▼▼▼
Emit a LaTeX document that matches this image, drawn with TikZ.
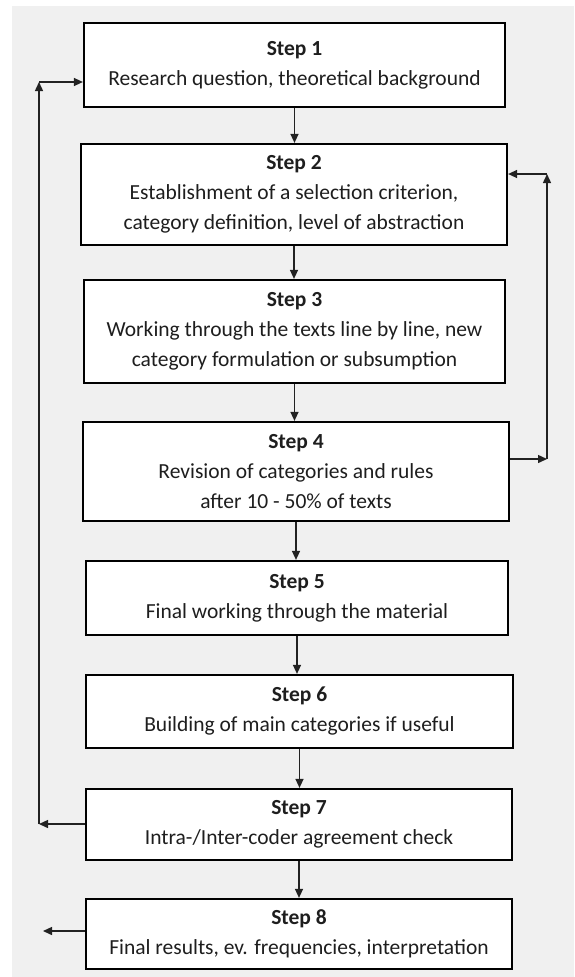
\documentclass[tikz,border=0pt]{standalone}
\usepackage{fontspec}
\setmainfont{Carlito}
\usetikzlibrary{arrows.meta}
\definecolor{bggray}{HTML}{F0F0F0}
\definecolor{txt}{HTML}{1E1E1E}
\definecolor{ln}{HTML}{222222}
\tikzset{
  stepbox/.style={draw=black, fill=white, line width=2.2pt, rectangle, inner sep=0pt,
    align=center, text=txt, font=\fontsize{21.5}{30}\selectfont},
  conn/.style={draw=ln, line width=1.4pt, -{Triangle[length=9pt,width=8pt]}},
  plain/.style={draw=ln, line width=1.4pt}
}
\begin{document}
\begin{tikzpicture}[x=1pt,y=-1pt]
\useasboundingbox (0,0) rectangle (574,977);
\fill[white] (0,0) rectangle (574,977);
\fill[bggray] (12,6) rectangle (574,977);

\node[stepbox, minimum width=421pt, minimum height=84pt] (b1) at (294.5,65)
  {\textbf{Step 1}\\Research question, theoretical background};
\node[stepbox, minimum width=426pt, minimum height=101pt] (b2) at (294,194.5)
  {\textbf{Step 2}\\Establishment of a selection criterion,\\category definition, level of abstraction};
\node[stepbox, minimum width=421pt, minimum height=103pt] (b3) at (294.5,331.5)
  {\textbf{Step 3}\\Working through the texts line by line, new\\category formulation or subsumption};
\node[stepbox, minimum width=426pt, minimum height=99pt] (b4) at (296,471.5)
  {\textbf{Step 4}\\Revision of categories and rules\\after 10 - 50\% of texts};
\node[stepbox, minimum width=422pt, minimum height=74pt] (b5) at (297,598)
  {\textbf{Step 5}\\Final working through the material};
\node[stepbox, minimum width=427pt, minimum height=73pt] (b6) at (299.5,711.5)
  {\textbf{Step 6}\\Building of main categories if useful};
\node[stepbox, minimum width=426pt, minimum height=71pt] (b7) at (299,824.5)
  {\textbf{Step 7}\\Intra-/Inter-coder agreement check};
\node[stepbox, minimum width=426pt, minimum height=70pt] (b8) at (299,934)
  {\textbf{Step 8}\\Final results, ev. frequencies, interpretation};

% vertical flow
\draw[conn] (b1.south) -- (b1.south |- b2.north);
\draw[conn] (b2.south) -- (b2.south |- b3.north);
\draw[conn] (b3.south) -- (b3.south |- b4.north);
\draw[conn] (b4.south) -- (b4.south |- b5.north);
\draw[conn] (b5.south) -- (b5.south |- b6.north);
\draw[conn] (b6.south) -- (b6.south |- b7.north);
\draw[conn] (b7.south) -- (b7.south |- b8.north);

% left feedback loop
\coordinate (L7) at (39,824);
\coordinate (L1) at (39,82);
\draw[conn] (L7 -| b7.west) -- (L7);
\draw[conn] (L7) -- (L1);
\draw[conn] (L1) -- (L1 -| b1.west);

% right feedback loop
\coordinate (R4) at (547,459);
\coordinate (R2) at (547,174);
\draw[conn] (R4 -| b4.east) -- (R4);
\draw[conn] (R4) -- (R2);
\draw[conn] (R2) -- (R2 -| b2.east);

% step 8 outgoing
\coordinate (E8) at (43,931);
\draw[conn] (E8 -| b8.west) -- (E8);
\end{tikzpicture}
\end{document}
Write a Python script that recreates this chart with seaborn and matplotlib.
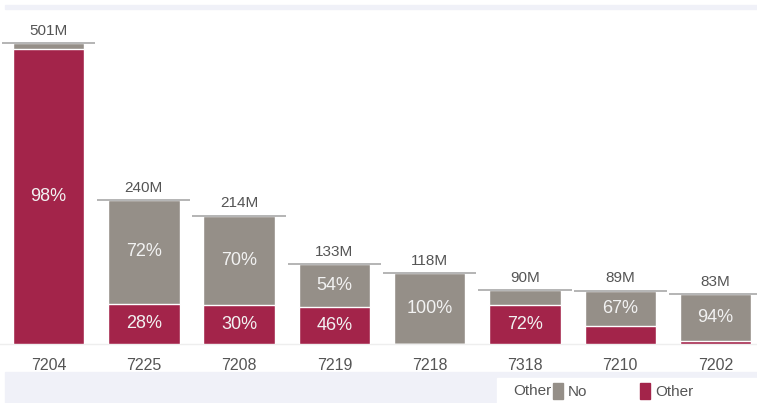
import matplotlib
matplotlib.use('Agg')
import matplotlib.pyplot as plt
from matplotlib.patches import Patch, Rectangle
import numpy as np
import pandas as pd
import seaborn as sns

# values
categories = ['7204', '7225', '7208', '7219', '7218', '7318', '7210', '7202']
totals = [501, 240, 214, 133, 118, 90, 89, 83]  # millions
other_pct = [98, 28, 30, 46, 0, 72, 33, 6]
no_pct = [2, 72, 70, 54, 100, 28, 67, 94]

red = '#a3244a'
grey = '#958f88'
text_grey = '#555555'

sns.set_theme(style='white')
plt.rcParams['font.family'] = ['Liberation Sans', 'DejaVu Sans']

df = pd.DataFrame({'category': categories, 'total': totals,
                   'other_pct': other_pct, 'no_pct': no_pct})
df['other'] = df['total'] * df['other_pct'] / 100
df['no'] = df['total'] * df['no_pct'] / 100

fig = plt.figure(figsize=(7.57, 4.03), dpi=100)
W, H = 757, 403

# background bands
fig.patches.append(Rectangle((5 / W, (H - 9) / H), 1, 4 / H, transform=fig.transFigure,
                             color='#f0f1f8', zorder=0))
fig.patches.append(Rectangle((5 / W, 0), 1, 31 / H, transform=fig.transFigure,
                             color='#f0f1f8', zorder=0))
fig.patches.append(Rectangle((497 / W, 0), 1, 25 / H, transform=fig.transFigure,
                             color='white', zorder=0))

ax = fig.add_axes([0, (H - 344) / H, 1, 334 / H])
ax.patch.set_alpha(0)

# grey = whole bar ("No" on top), red drawn over it from the base ("Other")
sns.barplot(data=df, x='category', y='total', color=grey, width=0.75,
            saturation=1, ax=ax, zorder=2)
sns.barplot(data=df, x='category', y='other', color=red, width=0.75,
            saturation=1, ax=ax, zorder=3)

ax.set_xlim(-0.509, 7.435)
ax.set_ylim(0, 334 / 0.6)

# total lines and labels
ax.hlines(df['total'], np.arange(len(df)) - 0.49, np.arange(len(df)) + 0.49,
          color='#a8a8a8', lw=1.2, zorder=4)
for i, row in df.iterrows():
    ax.text(i, row['total'] + 9, '%dM' % row['total'], ha='center', va='bottom',
            fontsize=11, color=text_grey)
    # only label segments that are tall enough
    if row['other'] >= 30:
        ax.text(i, row['other'] / 2, '%d%%' % row['other_pct'], ha='center', va='center',
                fontsize=13, color='#f2f2f2', zorder=5)
    if row['no'] >= 30:
        ax.text(i, row['other'] + row['no'] / 2, '%d%%' % row['no_pct'], ha='center',
                va='center', fontsize=13, color='#f2f2f2', zorder=5)

for s in ['top', 'right', 'left']:
    ax.spines[s].set_visible(False)
ax.spines['bottom'].set_color('#eeeeee')
ax.spines['bottom'].set_linewidth(1)
ax.set_yticks([])
ax.set_xlabel('')
ax.set_ylabel('')
ax.set_xticks(np.arange(len(df)))
ax.set_xticklabels(categories)
ax.tick_params(axis='x', which='major', length=0, pad=10, labelsize=11.5, labelcolor=text_grey)
ax.set_xticks(np.arange(len(df) - 1) + 0.5, minor=True)
ax.tick_params(axis='x', which='minor', length=5, width=1, color='#eeeeee', direction='out')

# legend
fig.text(551 / W, 12 / H, 'Other', fontsize=11, color=text_grey, va='center', ha='right')
fig.legend(handles=[Patch(color=grey, label='No'), Patch(color=red, label='Other')],
           loc='center left', bbox_to_anchor=(553 / W, 12 / H), ncol=2, frameon=False,
           fontsize=11, handlelength=0.65, handleheight=1.2, handletextpad=0.3,
           columnspacing=3.5, labelcolor=text_grey, borderpad=0, borderaxespad=0)

fig.savefig('out.png', dpi=100)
▲▲▲
• WHAT YOU SHOULD DO:
Within the listing above, extract exactly the lines that run from the one containing "Write a Python" through the one containing "plt.rcParams['font.family'] = ['Liberation", excluding any pictures.

• ANSWER TO THIS EXERCISE:
Write a Python script that recreates this chart with seaborn and matplotlib.
import matplotlib
matplotlib.use('Agg')
import matplotlib.pyplot as plt
from matplotlib.patches import Patch, Rectangle
import numpy as np
import pandas as pd
import seaborn as sns

# values
categories = ['7204', '7225', '7208', '7219', '7218', '7318', '7210', '7202']
totals = [501, 240, 214, 133, 118, 90, 89, 83]  # millions
other_pct = [98, 28, 30, 46, 0, 72, 33, 6]
no_pct = [2, 72, 70, 54, 100, 28, 67, 94]

red = '#a3244a'
grey = '#958f88'
text_grey = '#555555'

sns.set_theme(style='white')
plt.rcParams['font.family'] = ['Liberation Sans', 'DejaVu Sans']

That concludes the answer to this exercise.